The integrated GPU cores of the Ultra 9 CPU are, of course, good enough to provide hardware acceleration in Adobe Lightroom or other pixel-processing apps, but they fall apart when subjected to the battery of gaming benchmarks this website likes to subject GPU silicon to, managing less than 3 fps in 1080p Ultra Cyberpunk 2077 with ray-tracing on, for example, though it rises to a moderately playable 28 fps if you drop the detail preset to Low and engage Intel's upscaling tech.
It's a similar story elsewhere. Can it play Metro Exodus? Yes it can! But only on the Low setting at 1080p. Horizon Zero Dawn? Well, you'll get a warning message saying it doesn't have enough VRAM, but you'll be able to play the game at 30 fps on the Original preset even if it can be a little stuttery at times. Hitman 3 fares better, hitting the dizzy heights of 42 fps in the Dartmoor level and 50 fps in Dubai with Ultra detail at 1080p, but Low texture quality (this wouldn't change) and a lot of other settings on Medium.
✅ The idea of plonking such a futuristic device on your desk appeals: The dual OLED screen majesty of the Zenbook Duo really is arresting and honestly, seriously appealing.
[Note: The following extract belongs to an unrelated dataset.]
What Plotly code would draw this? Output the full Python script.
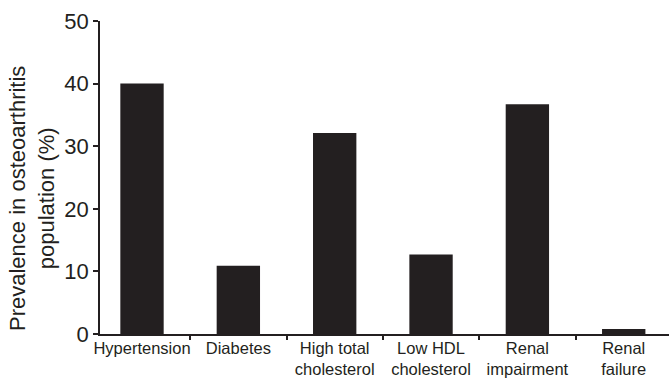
import plotly.graph_objects as go

categories = ["Hypertension", "Diabetes", "High total<br>cholesterol",
              "Low HDL<br>cholesterol", "Renal<br>impairment", "Renal<br>failure"]
prevalence = [40.0, 10.9, 32.1, 12.7, 36.7, 0.8]
y_ticks = [0, 10, 20, 30, 40, 50]

fig = go.Figure(go.Bar(
    x=categories, y=prevalence,
    marker=dict(color="#231f20", line=dict(width=0)),
))

font = "Liberation Sans, Arial, Helvetica, sans-serif"

fig.update_layout(
    width=669, height=379,
    margin=dict(l=100, r=0, t=21, b=45),
    paper_bgcolor="white", plot_bgcolor="white",
    bargap=0.55,
    showlegend=False,
    font=dict(family=font, color="#231f20"),
    annotations=[dict(
        text="Prevalence in osteoarthritis<br>population (%)",
        textangle=-90, xref="paper", yref="paper",
        x=(32 - 100) / 569, y=(334 - 199) / 313,
        xanchor="center", yanchor="middle", showarrow=False,
        font=dict(size=22, family=font, color="#231f20"),
    )],
)
fig.update_xaxes(
    type="category", range=[-0.436, 5.47],
    showline=True, linecolor="#231f20", linewidth=1.5,
    ticks="outside", tickson="boundaries", ticklen=4, tickwidth=1.5,
    tickcolor="#231f20", showgrid=False, zeroline=False,
    tickangle=0, automargin=False,
    ticklabelstandoff=-2,
    tickfont=dict(size=16.5, family=font, color="#231f20"),
)
fig.update_yaxes(
    range=[0, 50], tickvals=y_ticks, automargin=False,
    showline=True, linecolor="#231f20", linewidth=1.5,
    ticks="outside", ticklen=5, tickwidth=1.5, tickcolor="#231f20",
    showgrid=False, zeroline=False,
    tickfont=dict(size=22, family=font, color="#231f20"),
)

fig.write_html(
    "out.html",
    config={"displayModeBar": False},
    post_script="document.body.style.margin='0';document.body.style.overflow='hidden';",
)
❌ You’re looking for a gaming machine: The integrated GPU performance of Intel's Meteor lake is pretty impressive as integrated goes, and generally sits on par with AMD's 780M, but it's still a lot of cash for integrated.
Position a less-demanding game like Final Fantasy XIV in a borderless window above and keep your work Teams app open below for the ultimate slacking-off machine by all means, and it will make short work of many games that don't rely on ray-tracing at 1080p, though in anything more demanding than Stardew Valley you may have to work your way down the visual settings tree to keep frame rates up.
Taken in comparison with the cheaper HP Omen Transcend 14 we reviewed recently, and you're talking about a device that comes with both a lovely 14-inch OLED screen, and a Meteor Lake chip paired with a discrete RTX 4060. Though obviously it only has one screen and a little less of the 'what the hell's that?!' wow factor of the Asus machine.
But the Zenbook Duo doesn't have a discrete GPU and never will, so while I adore this machine for its willingness to push past the laptop's stodgy design rut and do something different without going full Steam Deck, this is not the PC to buy if you want that Duo bit to mean a great office and great gaming machine.